WT: Can you give a specific example of change in your organization pre-CKO and post-CKO?

Bothwell: A very simple example would be around project management. We have a standard process for developing project plans in working with our clients. It starts with planning, direction and control and finishes up with project closeout.

The change you see in how we embed knowledge processes into the way that we do business. When you go out to do a project plan, the first thing you do is look at what you can leverage from the knowledge base to jump-start your planning effort.

At the other end, when you close out a project, part of the process now is contributing back to the knowledge base, such as the lessons learned from the project you undertook, reusable work products, products that might help the next person who comes along to jump-start that effort, particular new techniques you might have developed.

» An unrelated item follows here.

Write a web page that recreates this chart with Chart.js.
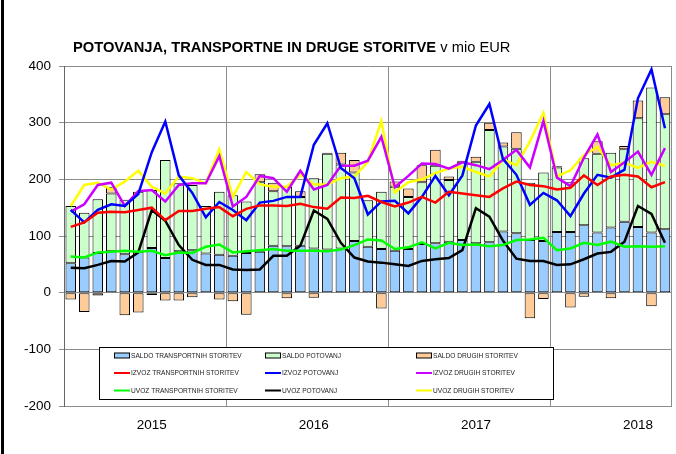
<!DOCTYPE html>
<html>
<head>
<meta charset="utf-8">
<script src="https://cdn.jsdelivr.net/npm/chart.js@4.4.1/dist/chart.umd.min.js"></script>
<style>
    html, body { margin: 0; padding: 0; background: #fff; }
    #wrap { width: 676px; height: 454px; }
</style>
</head>
<body>
<div id="wrap"><canvas id="chart" width="676" height="454"></canvas></div>
<script>
// monthly categories, Jan 2015 - Sep 2018
const categories = [
    '2015-01', '2015-02', '2015-03', '2015-04', '2015-05', '2015-06', '2015-07', '2015-08', '2015-09', '2015-10', '2015-11', '2015-12',
    '2016-01', '2016-02', '2016-03', '2016-04', '2016-05', '2016-06', '2016-07', '2016-08', '2016-09', '2016-10', '2016-11', '2016-12',
    '2017-01', '2017-02', '2017-03', '2017-04', '2017-05', '2017-06', '2017-07', '2017-08', '2017-09', '2017-10', '2017-11', '2017-12',
    '2018-01', '2018-02', '2018-03', '2018-04', '2018-05', '2018-06', '2018-07', '2018-08', '2018-09'
];
const yearLabels = ['2015', '2016', '2017', '2018'];

// bars (stacked)
const saldoTransport = [52, 62, 70, 73, 68, 72, 79, 61, 73, 75, 69, 67, 65, 70, 72, 83, 82, 83, 78, 76, 78, 91, 81, 77, 74, 77, 86, 87, 90, 93, 87, 89, 108, 105, 93, 91, 107, 107, 119, 106, 115, 125, 116, 106, 112];
const saldoPotovanj = [101, 79, 95, 102, 96, 106, 102, 173, 120, 115, 84, 111, 107, 91, 123, 96, 105, 86, 124, 169, 148, 121, 82, 101, 113, 92, 109, 137, 109, 138, 144, 198, 150, 149, 101, 121, 114, 88, 118, 139, 132, 128, 192, 256, 203];
const saldoDrugih = [-12, -34, -5, 12, -40, -35, -4, -14, -14, -8, -1, -12, -15, -39, 14, 15, -10, 10, -9, 2, 21, 22, -1, -28, 9, 15, 30, 28, 6, 2, 9, 13, 7, 29, -45, -11, 2, -26, -7, 22, -10, 6, 31, -24, 30];

// lines
const izvozTransport = [116, 124, 141, 143, 142, 146, 150, 128, 144, 144, 148, 151, 135, 148, 154, 154, 153, 157, 151, 148, 168, 167, 171, 160, 152, 159, 169, 159, 178, 175, 172, 169, 184, 196, 190, 188, 182, 185, 207, 190, 205, 208, 205, 186, 195];
const izvozPotovanj = [146, 124, 146, 156, 153, 174, 248, 302, 207, 176, 133, 160, 146, 128, 159, 162, 169, 169, 261, 299, 220, 202, 138, 161, 162, 140, 169, 206, 172, 207, 295, 333, 236, 208, 155, 176, 163, 135, 175, 208, 203, 217, 343, 394, 290];
const izvozDrugih = [143, 156, 190, 194, 153, 179, 181, 161, 190, 193, 193, 241, 152, 169, 206, 202, 178, 215, 182, 190, 224, 224, 233, 275, 186, 206, 228, 227, 219, 230, 225, 218, 234, 252, 221, 303, 203, 188, 238, 279, 213, 230, 249, 208, 255];
const uvozTransport = [64, 62, 71, 72, 74, 72, 74, 66, 71, 70, 81, 85, 71, 73, 75, 77, 74, 74, 74, 73, 76, 84, 94, 92, 77, 80, 89, 78, 88, 84, 85, 82, 84, 93, 94, 97, 75, 78, 88, 84, 90, 81, 82, 81, 82];
const uvozPotovanj = [44, 43, 49, 56, 55, 71, 146, 127, 84, 58, 49, 49, 41, 40, 41, 65, 65, 83, 145, 130, 88, 62, 55, 53, 50, 47, 56, 59, 61, 75, 149, 134, 92, 60, 56, 56, 49, 50, 59, 69, 72, 90, 153, 139, 88];
const uvozDrugih = [153, 190, 194, 182, 196, 215, 187, 175, 205, 202, 193, 253, 169, 213, 191, 187, 187, 208, 191, 191, 202, 205, 231, 303, 177, 195, 200, 211, 219, 222, 213, 205, 235, 225, 267, 317, 205, 216, 243, 257, 225, 229, 220, 231, 224];

const FONT = '"Liberation Sans", Arial, sans-serif';
const GRID = '#8c8c8c';

function bar(label, data, color) {
    return {
        type: 'bar', label, data,
        backgroundColor: color, borderColor: '#000', borderWidth: 1, borderSkipped: false,
        stack: 'saldo', order: 2,
        barPercentage: 0.78, categoryPercentage: 1
    };
}

function line(label, data, color, key) {
    return {
        type: 'line', label, data,
        borderColor: color, backgroundColor: color, borderWidth: 2.5,
        pointRadius: 0, tension: 0, fill: false,
        stack: key, order: 1
    };
}

// white background + left frame line
const framePlugin = {
    id: 'frame',
    beforeDraw(chart) {
        const ctx = chart.ctx;
        ctx.save();
        ctx.fillStyle = '#fff';
        ctx.fillRect(0, 0, chart.width, chart.height);
        ctx.fillStyle = '#000';
        ctx.fillRect(1, 0, 3, chart.height);
        ctx.restore();
    }
};

// title with bold and regular part
const titlePlugin = {
    id: 'mixedTitle',
    afterDraw(chart) {
        const ctx = chart.ctx;
        ctx.save();
        ctx.fillStyle = '#000';
        ctx.textBaseline = 'alphabetic';
        ctx.font = 'bold 14.7px ' + FONT;
        const boldPart = 'POTOVANJA, TRANSPORTNE IN DRUGE STORITVE';
        ctx.fillText(boldPart, 73, 52);
        const w = ctx.measureText(boldPart).width;
        ctx.font = '14.7px ' + FONT;
        ctx.fillText(' v mio EUR', 73 + w, 52);
        ctx.restore();
    }
};

// 3x3 legend box inside the plot area
const boxLegendPlugin = {
    id: 'boxLegend',
    afterDraw(chart) {
        const ctx = chart.ctx;
        const left = 99, top = 347, width = 454, height = 52;
        const colX = [114, 265, 416];
        const rowY = [355.5, 373, 390.5];
        ctx.save();
        ctx.fillStyle = '#fff';
        ctx.fillRect(left, top, width, height);
        ctx.strokeStyle = '#000';
        ctx.lineWidth = 1;
        ctx.strokeRect(left + 0.5, top + 0.5, width, height);
        ctx.font = '6.6px ' + FONT;
        ctx.textBaseline = 'middle';
        chart.data.datasets.forEach((ds, i) => {
            const x = colX[i % 3];
            const y = rowY[Math.floor(i / 3)];
            if (ds.type === 'bar') {
                ctx.fillStyle = ds.backgroundColor;
                ctx.fillRect(x, y - 2.5, 15, 5);
                ctx.strokeStyle = '#000';
                ctx.lineWidth = 1;
                ctx.strokeRect(x + 0.5, y - 2.5, 15, 5);
            } else {
                ctx.strokeStyle = ds.borderColor;
                ctx.lineWidth = 2;
                ctx.beginPath();
                ctx.moveTo(x, y);
                ctx.lineTo(x + 16, y);
                ctx.stroke();
            }
            ctx.fillStyle = '#222';
            ctx.fillText(ds.label, x + 17, y + 0.5);
        });
        ctx.restore();
    }
};

new Chart(document.getElementById('chart'), {
    data: {
        labels: categories,
        datasets: [
            bar('SALDO TRANSPORTNIH STORITEV', saldoTransport, '#99ccff'),
            bar('SALDO POTOVANJ', saldoPotovanj, '#ccffcc'),
            bar('SALDO DRUGIH STORITEV', saldoDrugih, '#ffcc99'),
            line('IZVOZ TRANSPORTNIH STORITEV', izvozTransport, '#ff0000', 'l1'),
            line('IZVOZ POTOVANJ', izvozPotovanj, '#0000ff', 'l2'),
            line('IZVOZ DRUGIH STORITEV', izvozDrugih, '#cc00ff', 'l3'),
            line('UVOZ TRANSPORTNIH STORITEV', uvozTransport, '#00ff00', 'l4'),
            line('UVOZ POTOVANJ', uvozPotovanj, '#000000', 'l5'),
            line('UVOZ DRUGIH STORITEV', uvozDrugih, '#ffff00', 'l6')
        ]
    },
    options: {
        responsive: false,
        animation: false,
        devicePixelRatio: 1,
        layout: { padding: { top: 66, right: 3, left: 0, bottom: 0 } },
        plugins: {
            legend: { display: false },
            title: { display: false },
            tooltip: { enabled: false }
        },
        scales: {
            x: {
                stacked: true,
                offset: true,
                grid: {
                    offset: true,
                    drawTicks: false,
                    color: (c) => (c.index === undefined || c.index % 12 === 0) ? GRID : 'rgba(0,0,0,0)'
                },
                border: { color: GRID },
                ticks: {
                    autoSkip: false, maxRotation: 0, minRotation: 0, padding: 11,
                    color: '#000', font: { family: FONT, size: 13.5 },
                    callback: (v, i) => i % 12 === 6 ? yearLabels[Math.floor(i / 12)] : ''
                },
                afterFit: (s) => { s.height = 48; }
            },
            y: {
                stacked: true,
                min: -200, max: 400,
                ticks: { stepSize: 100, padding: 8, color: '#000', font: { family: FONT, size: 13.5 } },
                grid: { color: GRID, tickLength: 5 },
                border: { color: '#666' },
                afterFit: (s) => { s.width = 64; }
            }
        }
    },
    plugins: [framePlugin, titlePlugin, boxLegendPlugin]
});
</script>
</body>
</html>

You can call all that knowledge-enabling our business processes. That is the thinking we go through in looking at how we need to work differently.

WT: What are some of the challenges ahead for you in giving the office of CKO legitimacy?

Bothwell: The biggest challenge is in terms of institutionalization of our knowledge environment. A knowledge program is basically a change program. I have to deal with all the issues of a change being really effective.

In addition to all the things we have talked about, you need a policy for personal reinforcement, you have to adapt your communications program, your orientation and training program to reinforce the change you are trying to make.

You need to embed in your reward and recognition and performance evaluation system things that reinforce that change in behavior you want. In other words, you really are changing the way you operate when you have an effective knowledge management program in place. All your systems have to reinforce that changed behavior.